Sasol came up with a comprehensive response plan which would result in the company’s repositioning by June 2022. A prominent feature of this plan was Sasol expanding the scope of and accelerating its asset divestment programme “to realise proceeds significantly in excess of … $2bn … by no later than end of the financial year 2021.”
In line with that accelerated divestment programme, Sasol announced on 14 May the conclusion of a sale and purchase agreement which will result in Sasol South Africa selling down a 30% interest in Rompco to an acquisition vehicle owned by a consortium consisting of the Reatile Group and the IDEAS Fund.
The proposed transaction is subject to the pre-emptive rights on the sale shares held by the other shareholders of Rompco, being the South African Gas Development Company [iGas] and Companhia Moçambicana de Gasoduto.
The Reatile Group is a black-owned investment holding company with interests in the energy, petrochemical and industrial sectors. Its energy interests include renewables, shale gas and natural gas. The IDEAS Fund, one of the largest domestic infrastructure equity funds in South Africa, is managed by African Infrastructure Investment Managers, a subsidiary of Old Mutual Alternative Investments.
“The proposed transaction is subject to the pre-emptive rights on the sale shares held by the other shareholders of Rompco, being the South African Gas Development Company [iGas] and Companhia Moçambicana de Gasoduto,” according to Sasol.
iGas is one of five subsidiaries that fall under the Central Energy Fund, which is owned by the South African government and is accountable to the department of mineral resources and energy. iGas was founded in 2000 “for the development of hydrocarbon gas and gas infrastructure in Southern Africa.”
Ins and outs of transaction
In terms of the proposed transaction:
- The Sasol South Africa sale shares will, subject to certain adjustments, be sold for a consideration comprising an initial amount of R4,1bn and a deferred payment of up to R1bn payable if certain agreed milestones are achieved by 30 June 2024.
- It (the proposed transaction) is expected to take effect during the second half of calendar year 2021, says Sasol.

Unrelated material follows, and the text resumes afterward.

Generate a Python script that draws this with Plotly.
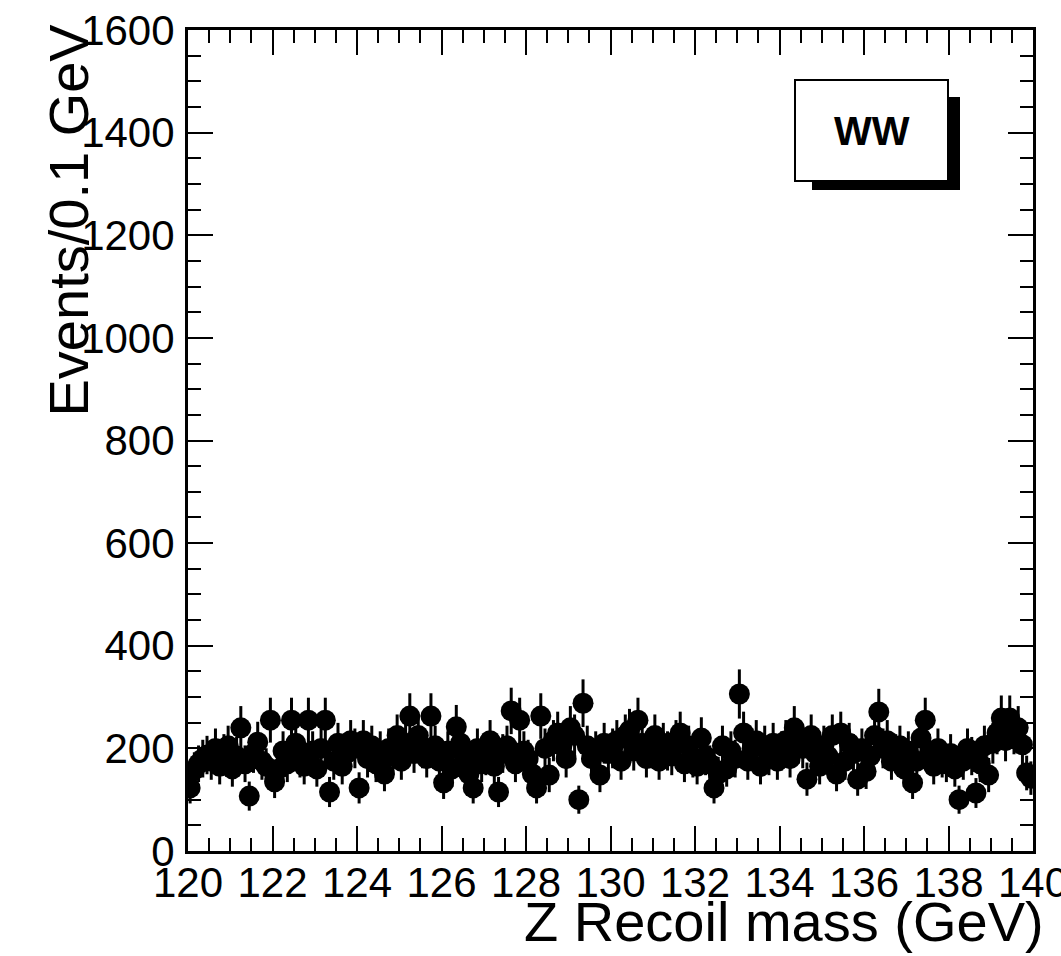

Sasol South Africa will retain a 20% shareholding in Rompco. It will also continue to operate and maintain the pipeline according to the commercial agreement between Sasol and Rompco, “which is independent of the proposed transaction.”

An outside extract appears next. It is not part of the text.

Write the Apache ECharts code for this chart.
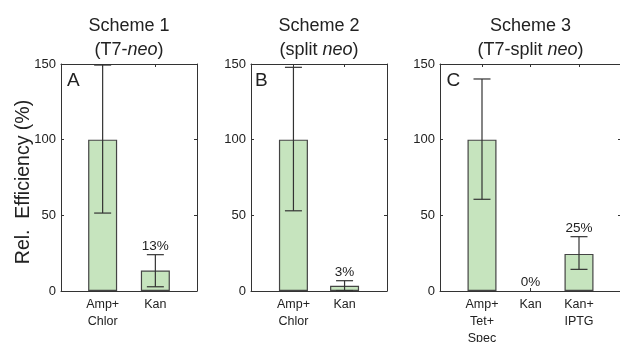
<!DOCTYPE html>
<html>
<head>
<meta charset="utf-8">
<script src="https://cdn.jsdelivr.net/npm/echarts@6/dist/echarts.min.js"></script>
<style>html,body{margin:0;padding:0;background:#fff}#c{width:620px;height:342px}</style>
</head>
<body>
<div id="c"></div>
<script>
// ---- data ----
const titles = ['Scheme 1', 'Scheme 2', 'Scheme 3'];
const subtitles = [['(T7-', 'neo', ')'], ['(split ', 'neo', ')'], ['(T7-split ', 'neo', ')']];
const letters = ['A', 'B', 'C'];
const yLabel = 'Rel.  Efficiency (%)';

const cats1 = ['Amp+\nChlor', 'Kan'];
const vals1 = [100, 13.5];
const errLo1 = [51.5, 2.8];
const errHi1 = [149.3, 24];
const pct1 = [null, '13%'];

const cats2 = ['Amp+\nChlor', 'Kan'];
const vals2 = [100, 3.5];
const errLo2 = [53, 0.3];
const errHi2 = [147.8, 6.8];
const pct2 = [null, '3%'];

const cats3 = ['Amp+\nTet+\nSpec', 'Kan', 'Kan+\nIPTG'];
const vals3 = [100, 0, 24.5];
const errLo3 = [60.6, null, 14.3];
const errHi3 = [140.1, null, 35.9];
const pct3 = [null, '0%', '25%'];

const panels = [
  { cats: cats1, vals: vals1, lo: errLo1, hi: errHi1, pct: pct1 },
  { cats: cats2, vals: vals2, lo: errLo2, hi: errHi2, pct: pct2 },
  { cats: cats3, vals: vals3, lo: errLo3, hi: errHi3, pct: pct3 }
];

// ---- layout ----
const FONT = '"Liberation Sans", Arial, Helvetica, sans-serif';
const gridBoxes = [
  { left: 61, width: 136, xmin: 0.21, xmax: 2.79, letterDx: 6 },
  { left: 251, width: 136, xmin: 0.17, xmax: 2.83, letterDx: 4 },
  { left: 440, width: 181, xmin: 0.134, xmax: 3.866, letterDx: 6.5 }
];
const GTOP = 64, GH = 227;
const AX = '#333';

const chart = echarts.init(document.getElementById('c'), null, { renderer: 'canvas' });

const grid = [], xAxis = [], yAxis = [], series = [], title = [], graphic = [];

panels.forEach((p, i) => {
  const g = gridBoxes[i];
  grid.push({ left: g.left, top: GTOP, width: g.width, height: GH, containLabel: false, outerBoundsMode: 'none' });
  const tickVals = p.cats.map((c, k) => k + 1);
  const common = {
    gridIndex: i, type: 'value', min: g.xmin, max: g.xmax,
    axisLine: { show: true, onZero: false, lineStyle: { color: AX, width: 1 } },
    splitLine: { show: false }
  };
  xAxis.push(Object.assign({}, common, {
    position: 'bottom',
    axisTick: { show: true, inside: true, length: 3, customValues: tickVals, lineStyle: { color: AX } },
    axisLabel: {
      show: true, customValues: tickVals, margin: 5,
      formatter: v => p.cats[Math.round(v) - 1] || '',
      fontSize: 12.5, lineHeight: 17, color: '#222', fontFamily: FONT
    }
  }));
  xAxis.push(Object.assign({}, common, {
    position: 'top',
    axisTick: { show: true, inside: true, length: 3, customValues: tickVals, lineStyle: { color: AX } },
    axisLabel: { show: false }
  }));
  const ycommon = {
    gridIndex: i, type: 'value', min: 0, max: 150, interval: 50,
    axisLine: { show: true, onZero: false, lineStyle: { color: AX, width: 1 } },
    axisTick: { show: true, inside: true, length: 3, lineStyle: { color: AX } },
    splitLine: { show: false }
  };
  yAxis.push(Object.assign({}, ycommon, {
    position: 'left',
    axisLabel: { show: true, margin: 5, fontSize: 13, color: '#222', fontFamily: FONT }
  }));
  yAxis.push(Object.assign({}, ycommon, { position: 'right', axisLabel: { show: false } }));

  series.push({
    type: 'bar', xAxisIndex: 2 * i, yAxisIndex: 2 * i,
    data: p.vals.map((v, k) => v === 0
      ? { value: [k + 1, v], itemStyle: { borderWidth: 0, opacity: 0 } }
      : { value: [k + 1, v] }),
    barWidth: 29, z: 2,
    itemStyle: { color: '#c6e4be', borderColor: '#444', borderWidth: 1.2 },
    silent: true
  });

  const pctArr = p.pct;
  series.push({
    type: 'custom', xAxisIndex: 2 * i, yAxisIndex: 2 * i,
    clip: false, silent: true, z: 5,
    data: p.vals.map((v, k) => [k + 1, p.lo[k] == null ? NaN : p.lo[k], p.hi[k] == null ? NaN : p.hi[k], v]),
    encode: { x: 0, y: [1, 2, 3] },
    renderItem: function (params, api) {
      const x = api.value(0), lo = api.value(1), hi = api.value(2), v = api.value(3);
      const children = [];
      const cap = 8.5;
      const ls = { stroke: '#333', lineWidth: 1.2 };
      const hasErr = !isNaN(lo) && !isNaN(hi) && lo !== null && hi !== null;
      if (hasErr) {
        const pH = api.coord([x, hi]);
        const pL = api.coord([x, lo]);
        children.push({ type: 'line', shape: { x1: pH[0], y1: pH[1], x2: pL[0], y2: pL[1] }, style: ls });
        children.push({ type: 'line', shape: { x1: pH[0] - cap, y1: pH[1], x2: pH[0] + cap, y2: pH[1] }, style: ls });
        children.push({ type: 'line', shape: { x1: pL[0] - cap, y1: pL[1], x2: pL[0] + cap, y2: pL[1] }, style: ls });
      }
      const label = pctArr[params.dataIndex];
      if (label) {
        const top = hasErr ? hi : v;
        const pt = api.coord([x, top]);
        children.push({
          type: 'text',
          style: {
            text: label, x: pt[0], y: pt[1] - 1.5, align: 'center', verticalAlign: 'bottom',
            font: '13.5px ' + FONT, fill: '#222'
          }
        });
      }
      return { type: 'group', children: children };
    }
  });

  title.push({
    left: g.left + g.width / 2,
    top: 14, textAlign: 'center', padding: 0,
    text: '{n|' + titles[i] + '}\n{n|' + subtitles[i][0] + '}{it|' + subtitles[i][1] + '}{n|' + subtitles[i][2] + '}',
    textStyle: {
      fontWeight: 'normal',
      rich: {
        n: { fontSize: 18, fontFamily: FONT, color: '#222', fontWeight: 'normal', lineHeight: 24 },
        it: { fontSize: 18, fontFamily: FONT, color: '#222', fontWeight: 'normal', fontStyle: 'italic', lineHeight: 24 }
      }
    }
  });

  graphic.push({
    type: 'text', left: g.left + g.letterDx, top: 71,
    style: { text: letters[i], font: '19px ' + FONT, fill: '#222' }
  });
});

graphic.push({
  type: 'text', x: 24, y: 182, rotation: Math.PI / 2,
  style: { text: yLabel, font: '19.5px ' + FONT, fill: '#222', align: 'center', verticalAlign: 'middle' }
});

chart.setOption({
  animation: false,
  backgroundColor: '#fff',
  title, grid, xAxis, yAxis, series, graphic
});
</script>
</body>
</html>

Crucially, Sasol’s agreements with Rompco to transport gas to Secunda are unaffected by the proposed transaction “and the tariffs remain as per the said agreements, which were approved by the National Energy Regulator of South Africa.”
Placing the proposed transaction into context, one analyst, who asked not to be named, says:
“Effectively, you have to go back 12 months. Sasol were in quite a bit of balance sheet or financial distress with what happened with oil and chemical prices. So this made them look at a whole bunch of divestments.”

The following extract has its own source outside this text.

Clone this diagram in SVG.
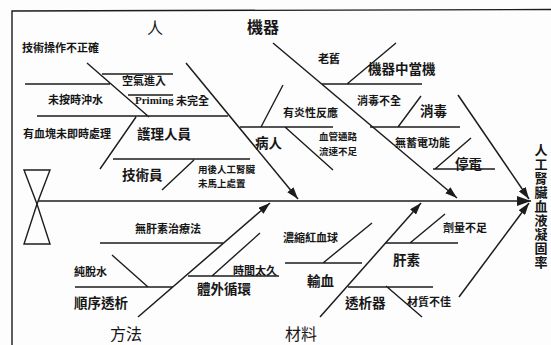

“The key thing here is that they don’t actually need to own 50% of this pipeline to enjoy cheap gas from Mozambique. The real asset is the gas fields in Mozambique, which gives them cheap gas to use here in South Africa,” says the analyst.
Although Sasol South Africa has a 50% stake in the pipeline, ultimately the company does not need to own the pipeline to be able to transport gas from it, adds the analyst. “That’s the strategic rationale for why they’ve sold it down. And, obviously, the reason why they’ve been raising cash is because of the financial position they found themselves in last year.”
Strategy, strategy, strategy
“In terms of the disposal, they have highlighted that this is one of the assets that are up for sale – and has been up for sale – since they started with this asset divestment strategy to shore up their balance sheet,” another analyst, who asked not to be named because of company policy, tells The Africa Report.
However, “in terms of size, it is dwarfed by the sale of the 50% stake in the LCCP [Lake Charles Chemicals Project], which they did last year. It’s not as sizeable a divestment. It is really not a core part of the investment stance or the story of the company,” says the analyst.
“It’s more of an infrastructure asset [the pipeline], which they’ve had this 50% stake in. It’s a way for them to get a bit of extra cash in and shore up their balance, as they outline their strategy,” according to the analyst.
Sasol has reiterated its commitment to the company’s operations in Mozambique, “which continue to be integral to Sasol’s gas strategy.”